**STATED GOAL:** Please restate, exactly as written, the lines running from the beginning of the material through the line that has "series_values = [ipi, peer, dow_jones, sp500]" in it.

**MATERIAL:**
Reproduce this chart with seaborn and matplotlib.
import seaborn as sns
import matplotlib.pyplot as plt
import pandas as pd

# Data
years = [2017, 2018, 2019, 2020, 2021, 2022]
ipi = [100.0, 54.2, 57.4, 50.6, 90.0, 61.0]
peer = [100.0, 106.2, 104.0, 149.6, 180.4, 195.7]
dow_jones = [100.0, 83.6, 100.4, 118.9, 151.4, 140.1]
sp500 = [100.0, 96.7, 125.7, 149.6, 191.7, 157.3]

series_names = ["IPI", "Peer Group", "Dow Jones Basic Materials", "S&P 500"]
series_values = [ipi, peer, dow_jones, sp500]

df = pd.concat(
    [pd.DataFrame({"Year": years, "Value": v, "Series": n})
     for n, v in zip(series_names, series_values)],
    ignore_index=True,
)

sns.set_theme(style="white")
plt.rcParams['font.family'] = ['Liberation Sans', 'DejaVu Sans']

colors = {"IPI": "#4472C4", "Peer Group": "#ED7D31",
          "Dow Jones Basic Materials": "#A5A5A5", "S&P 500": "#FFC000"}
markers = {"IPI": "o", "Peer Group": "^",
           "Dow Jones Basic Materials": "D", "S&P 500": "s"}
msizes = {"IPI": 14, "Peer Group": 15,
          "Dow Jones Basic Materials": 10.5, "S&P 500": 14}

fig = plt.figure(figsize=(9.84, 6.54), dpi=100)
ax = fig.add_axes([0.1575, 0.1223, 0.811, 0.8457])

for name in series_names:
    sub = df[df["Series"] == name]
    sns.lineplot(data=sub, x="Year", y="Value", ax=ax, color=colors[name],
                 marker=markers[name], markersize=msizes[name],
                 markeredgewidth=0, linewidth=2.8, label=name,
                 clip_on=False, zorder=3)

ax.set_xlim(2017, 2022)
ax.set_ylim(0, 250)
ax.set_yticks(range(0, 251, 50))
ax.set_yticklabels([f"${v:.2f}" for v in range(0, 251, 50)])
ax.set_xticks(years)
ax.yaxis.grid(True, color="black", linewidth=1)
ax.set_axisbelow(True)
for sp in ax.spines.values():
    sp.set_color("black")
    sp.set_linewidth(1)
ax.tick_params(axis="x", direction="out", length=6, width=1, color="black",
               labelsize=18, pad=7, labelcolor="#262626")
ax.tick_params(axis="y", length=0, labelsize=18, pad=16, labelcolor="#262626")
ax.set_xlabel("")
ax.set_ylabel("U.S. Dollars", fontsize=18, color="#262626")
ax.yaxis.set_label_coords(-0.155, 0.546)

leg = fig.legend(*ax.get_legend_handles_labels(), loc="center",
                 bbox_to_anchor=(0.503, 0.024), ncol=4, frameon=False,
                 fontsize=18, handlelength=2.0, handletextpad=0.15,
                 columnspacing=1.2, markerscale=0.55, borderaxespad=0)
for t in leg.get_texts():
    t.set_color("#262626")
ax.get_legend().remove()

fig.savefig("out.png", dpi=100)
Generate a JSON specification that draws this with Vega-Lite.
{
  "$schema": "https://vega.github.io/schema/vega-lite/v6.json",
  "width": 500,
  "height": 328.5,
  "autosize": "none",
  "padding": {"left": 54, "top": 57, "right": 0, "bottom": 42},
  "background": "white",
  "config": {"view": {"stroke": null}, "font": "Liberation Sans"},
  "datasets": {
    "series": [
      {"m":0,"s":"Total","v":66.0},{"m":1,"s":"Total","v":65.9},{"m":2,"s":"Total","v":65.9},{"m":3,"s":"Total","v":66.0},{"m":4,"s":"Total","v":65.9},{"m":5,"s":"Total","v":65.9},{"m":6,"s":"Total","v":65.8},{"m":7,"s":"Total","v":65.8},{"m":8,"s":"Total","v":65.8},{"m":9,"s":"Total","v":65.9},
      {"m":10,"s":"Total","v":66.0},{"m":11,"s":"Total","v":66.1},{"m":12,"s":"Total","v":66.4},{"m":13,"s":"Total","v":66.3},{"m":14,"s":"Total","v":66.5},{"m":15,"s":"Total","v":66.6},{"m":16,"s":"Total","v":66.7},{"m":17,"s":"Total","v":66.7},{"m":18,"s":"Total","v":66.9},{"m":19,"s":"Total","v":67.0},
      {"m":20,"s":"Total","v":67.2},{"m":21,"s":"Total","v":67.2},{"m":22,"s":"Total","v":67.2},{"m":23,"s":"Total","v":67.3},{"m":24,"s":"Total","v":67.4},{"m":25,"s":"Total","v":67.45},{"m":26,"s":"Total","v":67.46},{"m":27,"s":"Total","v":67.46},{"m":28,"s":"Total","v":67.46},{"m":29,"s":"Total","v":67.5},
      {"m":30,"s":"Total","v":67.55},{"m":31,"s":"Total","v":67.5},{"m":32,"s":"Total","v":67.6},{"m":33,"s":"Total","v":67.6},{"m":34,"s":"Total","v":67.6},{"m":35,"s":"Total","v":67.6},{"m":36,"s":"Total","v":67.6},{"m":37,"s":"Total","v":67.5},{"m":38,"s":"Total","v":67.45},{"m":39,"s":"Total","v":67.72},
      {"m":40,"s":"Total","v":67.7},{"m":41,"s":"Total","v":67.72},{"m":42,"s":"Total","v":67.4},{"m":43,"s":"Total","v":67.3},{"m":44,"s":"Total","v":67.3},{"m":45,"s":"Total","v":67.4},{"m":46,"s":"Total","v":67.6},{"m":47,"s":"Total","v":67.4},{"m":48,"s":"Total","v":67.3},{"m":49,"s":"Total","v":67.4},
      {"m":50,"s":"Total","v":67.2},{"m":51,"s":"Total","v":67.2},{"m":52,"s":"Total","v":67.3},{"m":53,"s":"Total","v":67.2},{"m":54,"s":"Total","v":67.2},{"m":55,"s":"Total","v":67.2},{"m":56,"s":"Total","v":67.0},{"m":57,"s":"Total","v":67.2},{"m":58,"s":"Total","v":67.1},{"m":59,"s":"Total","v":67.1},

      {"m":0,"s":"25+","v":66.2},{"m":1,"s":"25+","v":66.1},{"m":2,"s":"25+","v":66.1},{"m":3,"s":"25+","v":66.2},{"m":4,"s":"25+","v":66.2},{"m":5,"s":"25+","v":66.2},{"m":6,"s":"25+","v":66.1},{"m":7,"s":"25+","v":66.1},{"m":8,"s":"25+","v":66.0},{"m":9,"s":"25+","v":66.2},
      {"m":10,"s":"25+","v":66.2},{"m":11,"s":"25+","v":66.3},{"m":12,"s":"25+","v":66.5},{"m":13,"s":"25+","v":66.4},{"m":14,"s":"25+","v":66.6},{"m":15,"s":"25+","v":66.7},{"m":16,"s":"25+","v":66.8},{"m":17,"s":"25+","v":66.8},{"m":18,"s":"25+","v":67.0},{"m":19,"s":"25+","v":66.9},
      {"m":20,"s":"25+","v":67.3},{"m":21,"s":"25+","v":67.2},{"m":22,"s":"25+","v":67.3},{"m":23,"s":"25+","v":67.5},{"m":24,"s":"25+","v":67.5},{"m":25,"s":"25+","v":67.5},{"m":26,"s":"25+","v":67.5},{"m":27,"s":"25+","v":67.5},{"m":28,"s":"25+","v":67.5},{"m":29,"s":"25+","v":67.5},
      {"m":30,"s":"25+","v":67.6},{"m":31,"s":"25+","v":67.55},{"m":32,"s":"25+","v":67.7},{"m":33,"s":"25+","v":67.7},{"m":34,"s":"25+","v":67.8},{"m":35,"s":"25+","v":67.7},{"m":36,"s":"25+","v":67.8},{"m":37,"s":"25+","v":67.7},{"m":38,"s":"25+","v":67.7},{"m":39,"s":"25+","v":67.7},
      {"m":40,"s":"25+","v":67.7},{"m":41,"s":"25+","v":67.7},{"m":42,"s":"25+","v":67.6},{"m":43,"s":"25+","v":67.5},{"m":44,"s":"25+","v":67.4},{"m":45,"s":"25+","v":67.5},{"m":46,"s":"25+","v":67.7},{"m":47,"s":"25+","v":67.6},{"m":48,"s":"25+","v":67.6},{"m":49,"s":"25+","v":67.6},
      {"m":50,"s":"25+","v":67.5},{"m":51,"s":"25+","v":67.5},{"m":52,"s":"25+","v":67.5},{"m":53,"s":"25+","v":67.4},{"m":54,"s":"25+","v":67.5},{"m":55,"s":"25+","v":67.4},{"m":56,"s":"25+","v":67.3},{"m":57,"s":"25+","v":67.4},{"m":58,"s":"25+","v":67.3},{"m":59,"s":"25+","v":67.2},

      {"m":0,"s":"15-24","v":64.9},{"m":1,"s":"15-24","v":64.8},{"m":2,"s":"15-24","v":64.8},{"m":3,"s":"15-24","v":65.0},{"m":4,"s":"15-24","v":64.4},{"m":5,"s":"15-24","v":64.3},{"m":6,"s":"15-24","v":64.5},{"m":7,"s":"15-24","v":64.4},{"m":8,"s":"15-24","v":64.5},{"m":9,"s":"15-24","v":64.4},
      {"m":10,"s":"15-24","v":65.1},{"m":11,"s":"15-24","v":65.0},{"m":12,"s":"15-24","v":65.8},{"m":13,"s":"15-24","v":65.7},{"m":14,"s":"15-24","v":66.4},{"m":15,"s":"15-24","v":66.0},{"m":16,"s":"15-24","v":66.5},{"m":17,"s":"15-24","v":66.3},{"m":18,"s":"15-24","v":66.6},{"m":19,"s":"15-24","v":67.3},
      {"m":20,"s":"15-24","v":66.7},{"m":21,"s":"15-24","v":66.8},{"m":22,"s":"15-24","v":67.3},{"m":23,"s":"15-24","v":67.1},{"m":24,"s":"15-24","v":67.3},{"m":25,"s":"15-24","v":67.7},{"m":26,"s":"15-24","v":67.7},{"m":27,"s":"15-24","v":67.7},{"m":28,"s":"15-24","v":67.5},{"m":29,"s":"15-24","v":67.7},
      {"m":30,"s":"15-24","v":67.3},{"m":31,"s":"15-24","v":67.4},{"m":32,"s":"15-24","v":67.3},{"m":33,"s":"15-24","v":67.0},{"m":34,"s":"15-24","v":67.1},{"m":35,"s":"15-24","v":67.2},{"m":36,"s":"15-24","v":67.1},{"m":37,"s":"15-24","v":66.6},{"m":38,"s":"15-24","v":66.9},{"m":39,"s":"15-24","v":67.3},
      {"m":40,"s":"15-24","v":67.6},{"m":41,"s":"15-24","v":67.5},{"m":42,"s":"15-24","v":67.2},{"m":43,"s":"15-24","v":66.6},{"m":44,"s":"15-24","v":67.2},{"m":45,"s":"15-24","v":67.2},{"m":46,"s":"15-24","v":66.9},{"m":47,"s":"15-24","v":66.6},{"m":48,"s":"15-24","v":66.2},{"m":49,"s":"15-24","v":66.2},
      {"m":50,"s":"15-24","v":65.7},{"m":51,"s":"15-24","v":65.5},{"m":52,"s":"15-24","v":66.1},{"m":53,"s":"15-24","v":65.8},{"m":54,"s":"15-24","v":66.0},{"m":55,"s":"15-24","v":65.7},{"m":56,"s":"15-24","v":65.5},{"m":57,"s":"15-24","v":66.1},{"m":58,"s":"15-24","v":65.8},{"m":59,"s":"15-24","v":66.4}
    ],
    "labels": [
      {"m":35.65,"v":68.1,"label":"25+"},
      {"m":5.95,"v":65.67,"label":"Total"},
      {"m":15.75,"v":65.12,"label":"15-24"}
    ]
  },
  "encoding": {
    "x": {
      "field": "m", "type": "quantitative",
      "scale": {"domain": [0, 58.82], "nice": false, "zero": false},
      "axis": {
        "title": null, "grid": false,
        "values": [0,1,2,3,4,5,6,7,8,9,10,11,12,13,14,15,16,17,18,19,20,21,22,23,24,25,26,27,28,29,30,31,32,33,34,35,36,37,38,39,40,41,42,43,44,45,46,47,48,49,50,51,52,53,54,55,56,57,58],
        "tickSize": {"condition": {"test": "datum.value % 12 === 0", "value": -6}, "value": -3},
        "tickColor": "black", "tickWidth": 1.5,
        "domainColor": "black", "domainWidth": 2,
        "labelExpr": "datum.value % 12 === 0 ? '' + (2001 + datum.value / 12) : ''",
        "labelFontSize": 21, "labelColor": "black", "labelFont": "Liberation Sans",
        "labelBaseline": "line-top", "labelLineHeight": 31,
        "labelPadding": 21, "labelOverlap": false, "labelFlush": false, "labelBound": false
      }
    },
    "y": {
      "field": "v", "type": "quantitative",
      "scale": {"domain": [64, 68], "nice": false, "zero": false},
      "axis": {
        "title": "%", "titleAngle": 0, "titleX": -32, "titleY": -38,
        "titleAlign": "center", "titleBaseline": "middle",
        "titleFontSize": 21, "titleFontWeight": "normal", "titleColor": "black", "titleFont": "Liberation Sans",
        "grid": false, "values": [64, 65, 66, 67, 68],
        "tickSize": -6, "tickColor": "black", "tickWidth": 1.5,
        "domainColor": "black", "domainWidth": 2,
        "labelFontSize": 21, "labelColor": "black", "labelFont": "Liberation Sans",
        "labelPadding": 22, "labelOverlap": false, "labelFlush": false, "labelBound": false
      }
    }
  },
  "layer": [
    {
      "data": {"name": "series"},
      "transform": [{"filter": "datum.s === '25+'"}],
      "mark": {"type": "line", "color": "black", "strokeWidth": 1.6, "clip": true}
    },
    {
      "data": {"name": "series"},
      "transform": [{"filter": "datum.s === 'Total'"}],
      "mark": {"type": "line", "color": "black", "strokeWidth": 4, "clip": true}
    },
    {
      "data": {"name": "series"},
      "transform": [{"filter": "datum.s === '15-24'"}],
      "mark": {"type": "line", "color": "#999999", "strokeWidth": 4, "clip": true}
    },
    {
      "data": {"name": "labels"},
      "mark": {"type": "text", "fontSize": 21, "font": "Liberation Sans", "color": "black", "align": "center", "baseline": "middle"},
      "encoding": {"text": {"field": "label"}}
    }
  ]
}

**COMPLETED TASK:**
Reproduce this chart with seaborn and matplotlib.
import seaborn as sns
import matplotlib.pyplot as plt
import pandas as pd

# Data
years = [2017, 2018, 2019, 2020, 2021, 2022]
ipi = [100.0, 54.2, 57.4, 50.6, 90.0, 61.0]
peer = [100.0, 106.2, 104.0, 149.6, 180.4, 195.7]
dow_jones = [100.0, 83.6, 100.4, 118.9, 151.4, 140.1]
sp500 = [100.0, 96.7, 125.7, 149.6, 191.7, 157.3]

series_names = ["IPI", "Peer Group", "Dow Jones Basic Materials", "S&P 500"]
series_values = [ipi, peer, dow_jones, sp500]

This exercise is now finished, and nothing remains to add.